Cryptographic smart cards serve as an incredibly strong authenticator, but, like all authenticators, only provide proof of possession of that authenticator. This asserts proof of an individual’s identity and, traditionally, this was enough to provide secure authentication.
But in the early part of March 2020, agencies reached out to us with a new security problem. GFE equipment shortages and supply chain issues forced some agencies to adopt the use of personal devices. The challenge they faced was how to secure authentication requests from these devices. But even with derived credentials — or virtual smart cards — IT leaders said they couldn’t trust the authentication because it was coming from personal devices and there was no way for agencies to verify their health and trustworthiness. These agencies had strong authenticators, but that was not enough to establish the necessary trust to authenticate these devices. Dynamic Authentication was needed.

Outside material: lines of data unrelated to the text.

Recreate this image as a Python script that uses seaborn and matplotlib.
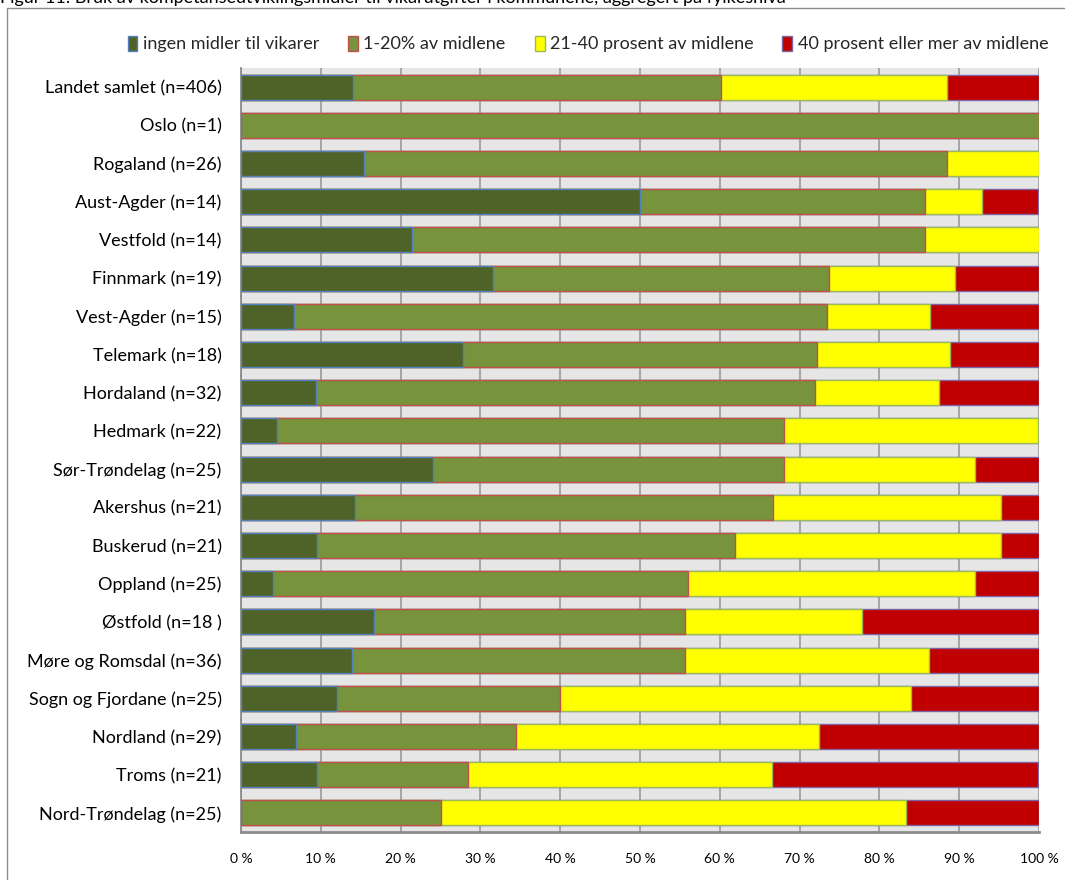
import matplotlib
matplotlib.use("Agg")
import matplotlib.pyplot as plt
from matplotlib.patches import Patch, Rectangle
import seaborn as sns
import numpy as np

categories = [
    "Landet samlet (n=406)", "Oslo (n=1)", "Rogaland (n=26)", "Aust-Agder (n=14)",
    "Vestfold (n=14)", "Finnmark (n=19)", "Vest-Agder (n=15)", "Telemark (n=18)",
    "Hordaland (n=32)", "Hedmark (n=22)", "Sør-Trøndelag (n=25)", "Akershus (n=21)",
    "Buskerud (n=21)", "Oppland (n=25)", "Østfold (n=18 )", "Møre og Romsdal (n=36)",
    "Sogn og Fjordane (n=25)", "Nordland (n=29)", "Troms (n=21)", "Nord-Trøndelag (n=25)",
]
ingen = [14.0, 0.0, 15.4, 50.0, 21.4, 31.6, 6.7, 27.8, 9.4, 4.5, 24.0, 14.3, 9.5, 4.0, 16.7, 13.9, 12.0, 6.9, 9.5, 0.0]
p1_20 = [46.2, 100.0, 73.1, 35.7, 64.3, 42.1, 66.7, 44.4, 62.5, 63.6, 44.0, 52.4, 52.4, 52.0, 38.9, 41.7, 28.0, 27.6, 19.0, 25.0]
p21_40 = [28.3, 0.0, 11.5, 7.1, 14.3, 15.8, 13.0, 16.7, 15.6, 31.8, 24.0, 28.6, 33.3, 36.0, 22.2, 30.6, 44.0, 37.9, 38.1, 58.3]
p40 = [11.5, 0.0, 0.0, 7.1, 0.0, 10.5, 13.6, 11.1, 12.5, 0.0, 8.0, 4.8, 4.8, 8.0, 22.2, 13.9, 16.0, 27.6, 33.3, 16.7]
series_names = ["ingen midler til vikarer", "1-20% av midlene",
                "21-40 prosent av midlene", "40 prosent eller mer av midlene"]
tick_labels = ["0 %", "10 %", "20 %", "30 %", "40 %", "50 %", "60 %", "70 %", "80 %", "90 %", "100 %"]

fills = ["#4F6228", "#77933C", "#FFFF00", "#C00000"]
edges = ["#4F81BD", "#C0504D", "#9BBB59", "#8064A2"]

sns.set_style("white")
plt.rcParams["font.family"] = ["Lato", "DejaVu Sans"]

fig = plt.figure(figsize=(10.65, 8.8), dpi=100)
ax = fig.add_axes([241/1065, 1-832/880, (1039-241)/1065, (832-68)/880])
ax.set_facecolor("#E6E6E6")

vals = np.array([ingen, p1_20, p21_40, p40])
cums = np.cumsum(vals, axis=0)

for i in [3, 2, 1, 0]:
    sns.barplot(x=cums[i], y=categories, orient="h", color=fills[i], saturation=1,
                edgecolor=edges[i], linewidth=1.0, width=0.65, errorbar=None,
                ax=ax, zorder=3)

ax.set_xlim(0, 100)
ax.set_ylim(19.5, -0.5)
ax.set_xticks(np.arange(0, 101, 10))
ax.set_xticklabels(tick_labels)
ax.xaxis.grid(True, color="#A0A0A0", linewidth=1.3, zorder=0)
ax.yaxis.grid(False)
ax.set_axisbelow(True)
ax.set_xlabel("")
ax.set_ylabel("")
ax.tick_params(axis="y", length=0, pad=14, labelsize=13, colors="#000000")
ax.tick_params(axis="x", length=0, pad=15, labelsize=10, colors="#000000")
for s in ["top", "right"]:
    ax.spines[s].set_visible(False)
ax.spines["left"].set_color("#8C8C8C")
ax.spines["left"].set_linewidth(1.3)
ax.spines["bottom"].set_color("#8C8C8C")
ax.spines["bottom"].set_linewidth(2.0)

handles = [Patch(facecolor=fills[i], edgecolor=edges[i], linewidth=1.0, label=series_names[i])
           for i in range(4)]
fig.legend(handles=handles, loc="center", bbox_to_anchor=(588/1065, 1-44/880), ncol=4,
           frameon=False, fontsize=13, handlelength=0.55, handleheight=0.9,
           handletextpad=0.3, columnspacing=1.6)

fig.patches.append(Rectangle((7/1065, -0.05), 1.2, 1-8/880+0.05, transform=fig.transFigure,
                             fill=False, edgecolor="#8C8C8C", linewidth=1.0))
fig.text(0.0, 1-3/880, "Figur 11: Bruk av kompetanseutviklingsmidler til vikarutgifter i kommunene, aggregert på fylkesnivå",
         fontsize=13, va="baseline", ha="left", color="#000000")

fig.savefig("out.png", dpi=100)
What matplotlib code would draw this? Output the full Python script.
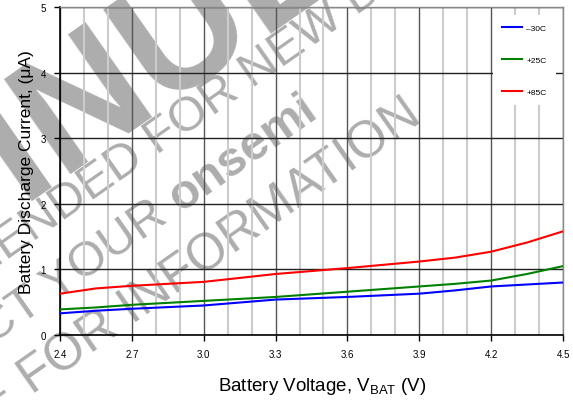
import matplotlib
matplotlib.use("Agg")
import matplotlib.pyplot as plt
import numpy as np

plt.rcParams['font.family'] = ['Liberation Sans', 'DejaVu Sans']

# Data
v = [2.4, 2.55, 2.7, 3.0, 3.3, 3.6, 3.9, 4.05, 4.2, 4.35, 4.5]
i_m30 = [0.33, 0.37, 0.40, 0.45, 0.54, 0.58, 0.63, 0.68, 0.74, 0.77, 0.80]
i_p25 = [0.39, 0.42, 0.46, 0.52, 0.58, 0.66, 0.74, 0.78, 0.83, 0.93, 1.05]
i_p85 = [0.63, 0.71, 0.75, 0.81, 0.93, 1.02, 1.12, 1.18, 1.27, 1.41, 1.58]
labels = ['\u201330C', '+25C', '+85C']
colors = ['#0000ff', '#008000', '#ff0000']
xticks = [2.4, 2.7, 3.0, 3.3, 3.6, 3.9, 4.2, 4.5]
xtick_labels = ['2.4', '2.7', '3.0', '3.3', '3.6', '3.9', '4.2', '4.5']
xminor = [2.5, 2.6, 2.8, 2.9, 3.1, 3.2, 3.4, 3.5, 3.7, 3.8, 4.0, 4.1, 4.3, 4.4]
yticks = [0, 1, 2, 3, 4, 5]

W, H = 573, 402
fig = plt.figure(figsize=(W / 100, H / 100), dpi=100, facecolor='white')
ax = fig.add_axes([60 / W, 1 - 336 / H, 503 / W, 328 / H])
ax.set_facecolor('none')

ax.set_xlim(2.4, 4.5)
ax.set_ylim(0, 5)
ax.set_xticks(xticks)
ax.set_xticklabels(xtick_labels)
ax.set_xticks(xminor, minor=True)
ax.set_yticks(yticks)
ax.tick_params(axis='both', which='major', direction='out', length=4, width=1,
               labelsize=7, pad=6)
ax.tick_params(axis='x', which='minor', length=0)
ax.grid(which='minor', axis='x', color='#cccccc', lw=1.5, zorder=0)
ax.grid(which='major', axis='x', color='#555555', lw=1.0, zorder=1)
ax.grid(which='major', axis='y', color='#222222', lw=1.0, zorder=1)
ax.set_axisbelow(True)
for s in ['left', 'bottom']:
    ax.spines[s].set_color('black')
    ax.spines[s].set_linewidth(1.2)
for s in ['top', 'right']:
    ax.spines[s].set_color('#888888')
    ax.spines[s].set_linewidth(1.0)

for y, lab, c in zip([i_m30, i_p25, i_p85], labels, colors):
    ax.plot(v, y, color=c, lw=1.5, label=lab, zorder=3)

leg = ax.legend(loc='upper left', bbox_to_anchor=((493 - 60) / 503, (336 - 16) / 328),
                fontsize=6, frameon=True, fancybox=False, framealpha=1,
                edgecolor='none', handlelength=2.4, handletextpad=0.5,
                labelspacing=2.9, borderpad=1.1, borderaxespad=0)
leg.set_zorder(2)
for lh in leg.get_lines():
    lh.set_linewidth(1.5)

ax.set_xlabel('Battery Voltage, V$_{\\mathregular{BAT}}$ (V)', fontsize=13.5)
ax.xaxis.set_label_coords((322 - 60) / 503, (336 - 376) / 328)
ax.set_ylabel('Battery Discharge Current, (\u03bcA)', fontsize=12.5, labelpad=5)

# watermark (behind the plot)
def px(x, y):
    return x / W, 1 - y / H

wm = dict(color='#adadad', rotation=35, rotation_mode='anchor',
          va='baseline', zorder=-5)
fig.text(*px(-75, 268), 'DISCONTINUED', fontsize=122, fontweight='bold',
         ha='center', **wm)
fig.text(*px(120, 181), 'NOT RECOMMENDED FOR NEW DESIGN', fontsize=35,
         ha='center', **wm)
fig.text(*px(169, 221), 'CONTACT YOUR', fontsize=35, ha='right', **wm)
fig.text(*px(180, 213), 'onsemi', fontsize=35, fontweight='bold', ha='left', **wm)
fig.text(*px(36, 393), 'REPRESENTATIVE FOR INFORMATION', fontsize=37,
         ha='center', **wm)

fig.savefig('out.png', dpi=100)
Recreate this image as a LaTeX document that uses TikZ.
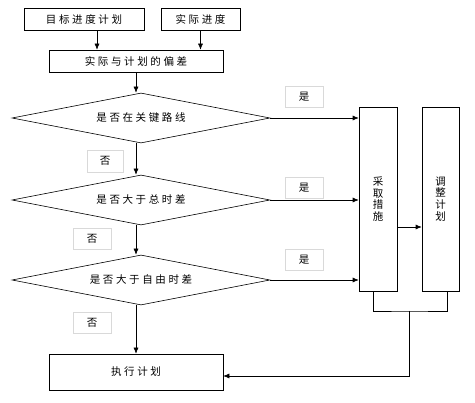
\documentclass[tikz,border=0pt]{standalone}
\usepackage{fontspec}
\setmainfont{Noto Sans CJK SC}[LetterSpace=25]
\usetikzlibrary{shapes.geometric,arrows.meta}
\tikzset{
  box/.style={draw, line width=0.6pt, inner sep=0pt},
  test/.style={diamond, draw, line width=0.6pt, aspect=5, inner sep=0pt,
    minimum width=258pt, minimum height=50pt},
  tag/.style={draw=black!15, fill=white, inner sep=0pt,
    minimum width=38pt, minimum height=21pt},
  go/.style={-{Latex[length=6pt,width=5pt]}, line width=0.6pt},
}
\begin{document}
\begin{tikzpicture}[x=1pt,y=-1pt,font=\fontsize{10.5}{11.8}\selectfont]
  \useasboundingbox (0,0) rectangle (475,403);
  \draw
    (84,19) node[box, minimum width=120pt, minimum height=22pt] (plan){目标进度计划}
    (200.5,19) node[box, minimum width=79pt, minimum height=22pt] (real){实际进度}
    (136,61) node[box, minimum width=174pt, minimum height=22pt] (dev){实际与计划的偏差}
    (141,118) node[test] (d1){是否在关键路线}
    (141,200) node[test] (d2){是否大于总时差}
    (141,280) node[test] (d3){是否大于自由时差}
    (136,372) node[box, minimum width=174pt, minimum height=36pt] (exec){执行计划}
    (378,199) node[box, minimum width=38pt, minimum height=184pt, align=center] (act){采\\取\\措\\施}
    (440.5,199) node[box, minimum width=37pt, minimum height=184pt, align=center] (adj){调\\整\\计\\划};
  \draw
    (304,96.5) node[tag] (y1){是}
    (304,188) node[tag] (y2){是}
    (304,259.5) node[tag] (y3){是}
    (105,161) node[tag, minimum width=36pt, minimum height=22pt] (n1){否}
    (92,238.5) node[tag] (n2){否}
    (92,322.5) node[tag] (n3){否};
  \coordinate (join) at (409,311);
  \begin{scope}[go]
    \draw ([xshift=13pt]plan.south) -- ([xshift=13pt]plan.south |- dev.north);
    \draw (real.south) -- (real.south |- dev.north);
    \draw (dev.south) -- (dev.south |- d1.north);
    \draw (d1.south -| dev) -- (d2.north -| dev);
    \draw (d2.south -| dev) -- (d3.north -| dev);
    \draw (d3.south -| exec) -- (exec.north);
    \draw (d1.east) -- (d1.east -| act.west);
    \draw (d2.east) -- (d2.east -| act.west);
    \draw (d3.east) -- (d3.east -| act.west);
    \draw ([yshift=-28pt]act.east) -- ([yshift=-28pt]adj.west);
    \draw (join) |- ([yshift=-4pt]exec.east);
  \end{scope}
  \draw[line width=0.6pt] ([xshift=-5pt]act.south) |- (join) -| ([xshift=6.5pt]adj.south);
\end{tikzpicture}
\end{document}
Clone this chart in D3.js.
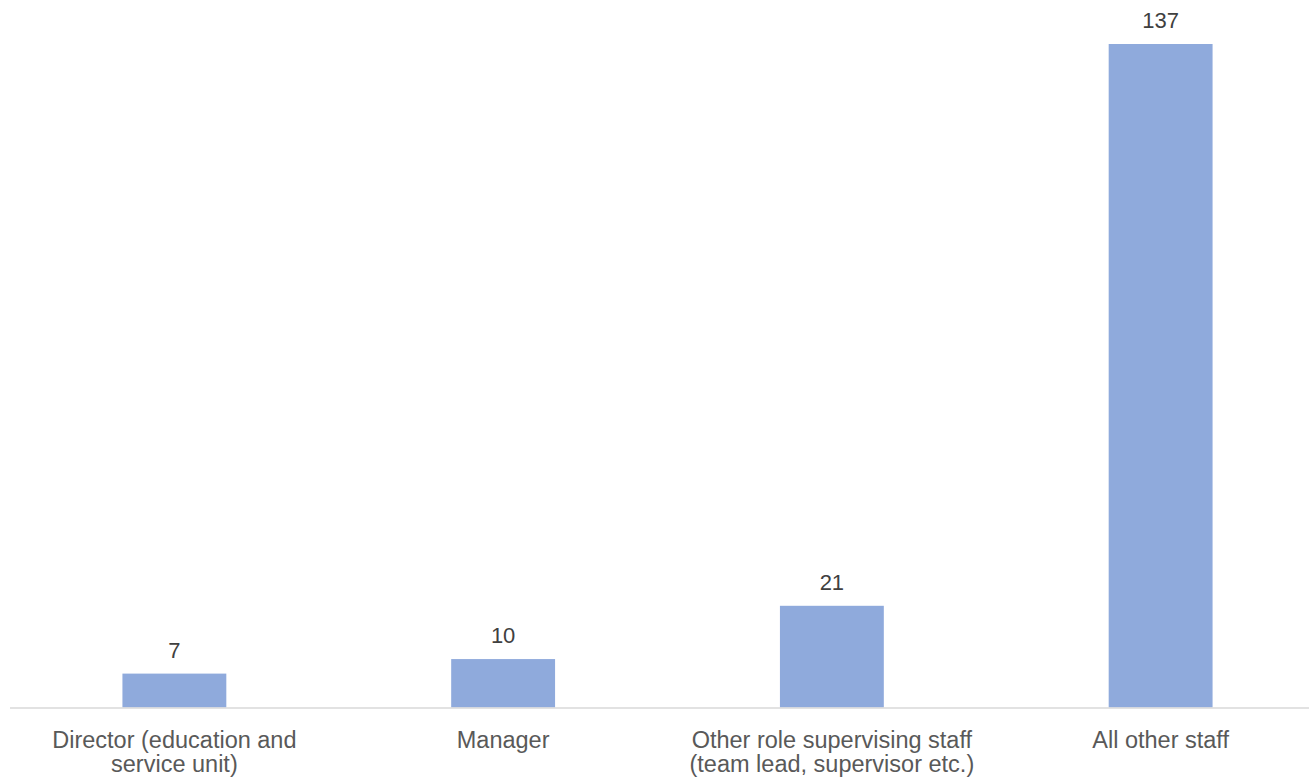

Though organizations have tools that conduct health checks, most work retroactively rather than as a part of a real-time authentication process. In addition, known vulnerabilities in software and applications can often go unchecked, posing a significant threat to agency networks. One of the most glaring concerns for agencies, for example, is the number of Windows 7 workstations still operating on their networks. Apart from physically uninstalling or disabling vulnerable software, many agencies aren’t equipped to fully secure these devices.
How dynamic authentication improves the security posture
That’s one reason why agency leaders need to deepen their understanding of dynamic authentication and how it helps them achieve a zero-trust operating environment.
Currently, agencies already use identity binding — biometrics or a PIV credential to claim the identity of the person — as the standard for identity authentication. Many have also adopted two-factor or multifactor authentication tools to ascertain the user is who they say they are.
However, under current remote work conditions, agencies also need the ability to pair information about the user and their device at the point of authentication.
Dynamic authentication combines cryptography and policies to create a per-session authenticator, which changes with each authentication session. The organization creates the policies for authentication to require confirmation of the correct authenticator tool, the correct account and a healthy device to allow authentication to proceed.
Duo Security customers put this capability to full effect during the 2019 code execution exploit discovered in Chrome. Dynamic authentication tools allowed customers to implement a policy saying, “no Chrome browsers allowed for authentication.” It didn’t require IT teams to physically uninstall or disable Chrome. Rather, the system detected the Chrome version during authentication and did not allow the authentication to proceed. After Chrome released a patch, customers adjusted the policy to allow only the latest version of Chrome.
As a result, Duo saw a 79 percent increase in the number of customers who blocked access to data and applications from out-of-date browsers, thereby protecting themselves from the vulnerability until Chrome released a patch.
These changes were able to be implemented in near-real time, allowing for a speed to security only offered through zero-trust best practices and principles
And these same zero-trust principles allowed Cisco and Duo Security to quickly move to a near 100% remote workforce in early 2020, without significant loss of productivity or security.
Moving into 2021, the lessons from the past year are more important than ever. The strength of the authenticator does not equate to the strength of an organization’s ability to authenticate their user population. Organizations will need enhanced authentication policies that meet today’s authentication workflow requirements.